What Creators Should Watch Next
- Resolution and quality roadmaps: Today’s prompt‑to‑video tests emphasize 480p speed. Watch for higher resolution tiers and how they trade off latency.
- Regional expansion: Early testing is concentrated in English‑speaking markets. Timelines for broader international support and added voiceover languages will shape adoption.
- Attribution in the wild: Speech to Song’s built‑in credit will be scrutinized for reliability at scale, particularly when remixes chain across multiple creators.
- Policy enforcement details: Label placement, disclosure prompts at upload, and creator controls for likeness protection are evolving. See the current guidance: AI disclosure policy.
- Ecosystem effects: Faster Shorts production may increase the volume of experiments per creator. Expect more A/B concepts, quicker creative pivots, and tighter feedback loops with audiences.

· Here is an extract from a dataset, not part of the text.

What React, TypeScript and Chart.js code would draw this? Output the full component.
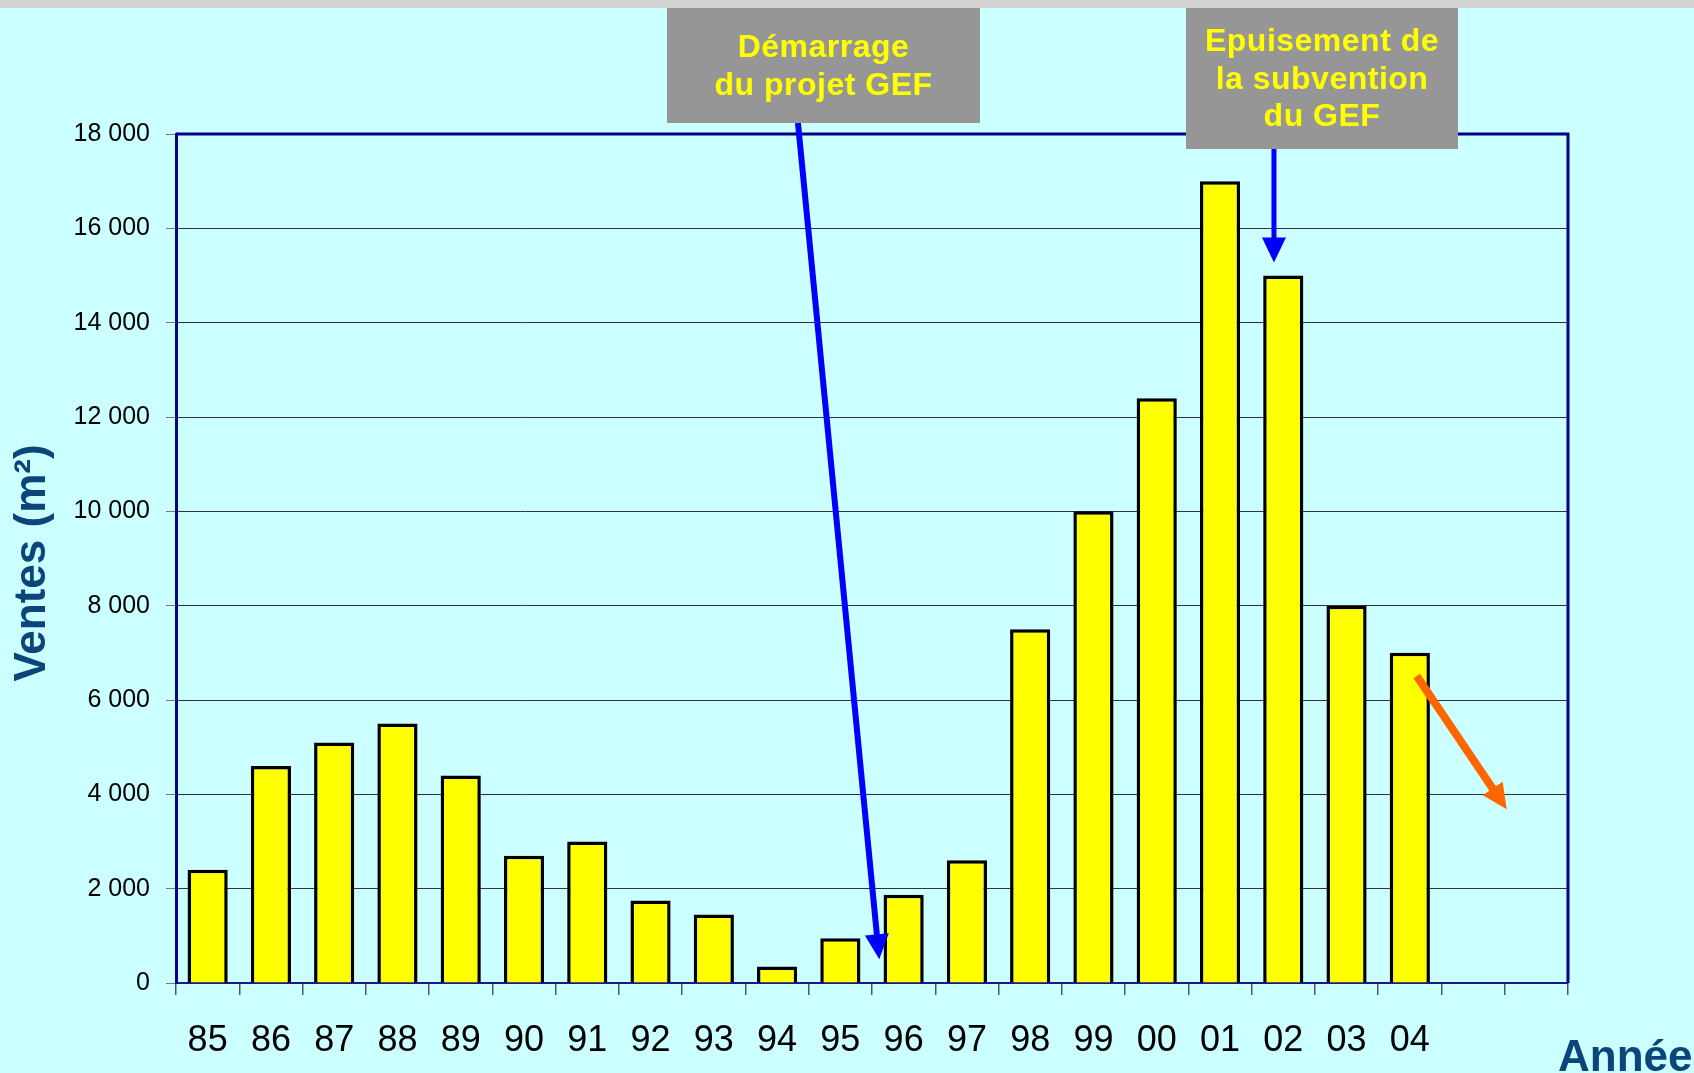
import React, { useEffect, useRef } from 'react';
import { Chart, registerables } from 'chart.js';

Chart.register(...registerables);

// ---------- data ----------
const years = ['85', '86', '87', '88', '89', '90', '91', '92', '93', '94', '95', '96', '97', '98', '99', '00', '01', '02', '03', '04', '', ''];
const sales = [2400, 4600, 5100, 5500, 4400, 2700, 3000, 1750, 1450, 350, 950, 1870, 2600, 7500, 10000, 12400, 17000, 15000, 8000, 7000, null, null];
const yMin = 0;
const yMax = 18000;
const yStep = 2000;
const yTitle = 'Ventes (m²)';
const xTitle = 'Année';

// annotation arrows, in data space: [category position, value]
const arrowStartGEF = { from: [9.33, 18233], to: [10.615, 502], color: '#0000FF', width: 6 };
const arrowEndGEF = { from: [16.853, 17703], to: [16.853, 15276], color: '#0000FF', width: 5 };
const arrowTrend = { from: [19.109, 6509], to: [20.531, 3683], color: '#FF6600', width: 8 };
const arrows = [arrowStartGEF, arrowEndGEF, arrowTrend];

// annotation boxes
const boxStartLines = ['Démarrage', 'du projet GEF'];
const boxEndLines = ['Epuisement de', 'la subvention', 'du GEF'];

const FONT = "'Liberation Sans', Arial, sans-serif";

function fmt(v: number): string {
  if (v >= 1000) {
    const th = Math.floor(v / 1000);
    const rest = String(v % 1000).padStart(3, '0');
    return `${th} ${rest}`;
  }
  return String(v);
}

function drawArrow(ctx: CanvasRenderingContext2D, x1: number, y1: number, x2: number, y2: number, color: string, w: number) {
  const ang = Math.atan2(y2 - y1, x2 - x1);
  const headLen = 25;
  const headHalf = 12;
  const bx = x2 - headLen * Math.cos(ang);
  const by = y2 - headLen * Math.sin(ang);
  ctx.save();
  ctx.strokeStyle = color;
  ctx.fillStyle = color;
  ctx.lineWidth = w;
  ctx.lineCap = 'butt';
  ctx.beginPath();
  ctx.moveTo(x1, y1);
  ctx.lineTo(bx + Math.cos(ang) * 2, by + Math.sin(ang) * 2);
  ctx.stroke();
  ctx.beginPath();
  ctx.moveTo(x2, y2);
  ctx.lineTo(bx + headHalf * Math.sin(ang), by - headHalf * Math.cos(ang));
  ctx.lineTo(bx - headHalf * Math.sin(ang), by + headHalf * Math.cos(ang));
  ctx.closePath();
  ctx.fill();
  ctx.restore();
}

function drawBox(ctx: CanvasRenderingContext2D, x: number, y: number, w: number, h: number, lines: string[], firstBaseline: number, lineGap: number) {
  ctx.save();
  ctx.fillStyle = '#969696';
  ctx.fillRect(x, y, w, h);
  ctx.fillStyle = '#FFFF00';
  ctx.font = `bold 32px ${FONT}`;
  (ctx as any).letterSpacing = '0.5px';
  ctx.textAlign = 'center';
  ctx.textBaseline = 'alphabetic';
  lines.forEach((t, i) => {
    ctx.fillText(t, x + w / 2, firstBaseline + i * lineGap);
  });
  ctx.restore();
}

const decorPlugin = {
  id: 'decor',
  beforeDraw(chart: any) {
    const ctx = chart.ctx as CanvasRenderingContext2D;
    ctx.save();
    ctx.fillStyle = '#CCFFFF';
    ctx.fillRect(0, 0, chart.width, chart.height);
    ctx.fillStyle = '#D3D3D3';
    ctx.fillRect(0, 0, chart.width, 8);
    ctx.restore();
  },
  afterDraw(chart: any) {
    const ctx = chart.ctx as CanvasRenderingContext2D;
    const a = chart.chartArea;
    const xs = chart.scales.x;
    const ys = chart.scales.y;

    // top & right frame
    ctx.save();
    ctx.strokeStyle = '#000080';
    ctx.lineWidth = 3;
    ctx.beginPath();
    ctx.moveTo(a.left, a.top);
    ctx.lineTo(a.right, a.top);
    ctx.lineTo(a.right, a.bottom);
    ctx.stroke();
    ctx.restore();

    // arrows
    arrows.forEach((ar) => {
      drawArrow(
        ctx,
        xs.getPixelForValue(ar.from[0]),
        ys.getPixelForValue(ar.from[1]),
        xs.getPixelForValue(ar.to[0]),
        ys.getPixelForValue(ar.to[1]),
        ar.color,
        ar.width
      );
    });

    // boxes
    drawBox(ctx, 667, 8, 313, 115, boxStartLines, 57, 38);
    drawBox(ctx, 1186, 8, 272, 141, boxEndLines, 51, 37.5);

    // axis titles
    ctx.save();
    ctx.fillStyle = '#0B4579';
    ctx.font = `bold 44px ${FONT}`;
    ctx.textBaseline = 'alphabetic';
    ctx.translate(45, 563);
    ctx.rotate(-Math.PI / 2);
    ctx.textAlign = 'center';
    ctx.fillText(yTitle, 0, 0);
    ctx.restore();

    ctx.save();
    ctx.fillStyle = '#0B4579';
    ctx.font = `bold 44px ${FONT}`;
    ctx.textBaseline = 'alphabetic';
    ctx.textAlign = 'left';
    ctx.fillText(xTitle, 1558, 1071);
    ctx.restore();
  },
};

export default function App() {
  const ref = useRef<HTMLCanvasElement | null>(null);

  useEffect(() => {
    if (!ref.current) return;
    const chart = new Chart(ref.current, {
      type: 'bar',
      data: {
        labels: years,
        datasets: [
          {
            data: sales,
            backgroundColor: '#FFFF00',
            borderColor: '#000000',
            borderWidth: 3.5,
            categoryPercentage: 0.635,
            barPercentage: 1,
          },
        ],
      },
      options: {
        responsive: false,
        animation: false,
        layout: { padding: { left: 0, top: 134, right: 126, bottom: 0 } },
        plugins: {
          legend: { display: false },
          tooltip: { enabled: false },
        },
        scales: {
          x: {
            offset: true,
            grid: {
              offset: true,
              drawOnChartArea: false,
              drawTicks: true,
              tickLength: 12,
              color: '#555555',
              lineWidth: 1.5,
            },
            border: { display: true, color: '#1A1A80', width: 2 },
            ticks: {
              font: { family: FONT, size: 36 },
              color: '#000000',
              padding: 24,
              maxRotation: 0,
              autoSkip: false,
            },
            afterFit: (s: any) => {
              s.height = 90;
            },
          },
          y: {
            min: yMin,
            max: yMax,
            ticks: {
              stepSize: yStep,
              callback: (v: any) => fmt(Number(v)),
              font: { family: FONT, size: 25 },
              color: '#000000',
              padding: 16,
            },
            grid: {
              color: '#333333',
              lineWidth: 1,
              tickLength: 10,
              tickColor: '#777777',
            },
            border: { display: true, color: '#000080', width: 3 },
            afterFit: (s: any) => {
              s.width = 176;
            },
          },
        },
      },
      plugins: [decorPlugin],
    } as any);
    return () => chart.destroy();
  }, []);

  return (
    <div style={{ position: 'fixed', left: 0, top: 0, width: 1694, height: 1073 }}>
      <canvas ref={ref} width={1694} height={1073} style={{ display: 'block', width: 1694, height: 1073 }} />
    </div>
  );
}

Context: The Bigger Bet on In‑App AI
YouTube’s push echoes a broader platform trend: pull AI inside the capture and edit surfaces where creators already work, and pair it with visible safety signals. By bundling SynthID watermarks, in‑product labels, and policy disclosures, YouTube is attempting to widen access to generative tools while keeping viewer trust intact. For creators who have relied on third‑party AI apps for ideation or quick post work, the incentive to stay native grows as latency drops and features like Add Motion or Add Objects align more tightly with Shorts trends.
Bottom Line
YouTube is bringing generative AI directly into the creative lane where Shorts moves fastest, including prompt‑to‑video, automated rough cuts, and sound‑first remixing, paired with watermarking, labels, and disclosure rules. For creators, marketers, and founders, the near‑term effect is a shorter path from concept to publish and clearer expectations around transparency as synthetic media becomes part of everyday video.